Expected Returns Per Session
The 96.09% RTP lets you calculate the long-run theoretical return on any given wager. At the $0.30 minimum stake, a 100-spin session wagers a total of $30 and produces a theoretical return of $28.83, with the expected loss being $1.17. At $1 per spin across 200 spins, the total wagered is $200 and the theoretical return is $192.18. At the $9 maximum stake across 100 spins, you wager $900 and the theoretical return is $864.81. These figures are long-run averages, not single-session predictions — actual results on any one session will sit anywhere from zero return to several thousand dollars, because the 96.09% is averaged across millions of spins. Use the expected-return number to size your session bankroll: if you cannot comfortably absorb the expected loss, the bet size is wrong. A $0.30 stake with a 5% to 10% buffer above the theoretical loss is a sensible casual-session baseline given Lucky Dollar's narrow stake band.
RTP vs Actual Results
Players who track their results closely often see a wide gap between the 96.09% headline figure and what their session balance actually shows. This is mathematically expected and is not evidence that the slot is rigged or that the RTP is misreported. A single 100-spin session is a tiny sample relative to the millions of spins the RTP is calculated over, so individual variance dominates. To converge on the 96.09% figure within a meaningful tolerance, you would need to log roughly 100,000 spins or more — far beyond any realistic recreational session. In practical terms, expect outcomes to cluster in three bands: cold sessions where return sits at 30% to 60% of stake, average sessions hovering near 80% to 110%, and hot sessions where a single Free Spins trigger with stacked multipliers pushes the return well past 200%. All three outcomes are consistent with a 96.09% long-run RTP.

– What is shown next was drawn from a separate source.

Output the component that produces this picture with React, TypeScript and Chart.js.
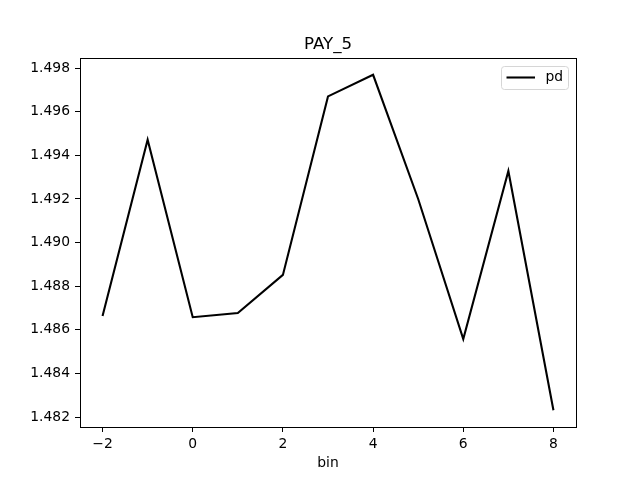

How to Verify CT Gaming's RTP
CT Gaming publishes the certified RTP for Lucky Dollar inside the game itself — open the in-game info menu, navigate to the pay table or game-rules tab, and the 96.09% figure is listed alongside the volatility rating, hit frequency and max win. Some licensed casinos run a configurable RTP variant, so always confirm the figure shown in your specific casino's instance matches the studio default of 96.09%; lower variants of 94% or 92% are sometimes deployed in regulated markets and reduce your long-run return. CT Gaming is licensed and audited under the Malta Gaming Authority and the Bulgarian State Commission on Gambling, and its games are tested by independent labs including BMM Testlabs and GLI (Gaming Laboratories International). Test certificates for individual titles are available on request from CT Gaming directly or via the operator hosting the slot. If the in-game RTP differs from the 96.09% certified figure, that is a signal to verify with the casino before committing serious bankroll.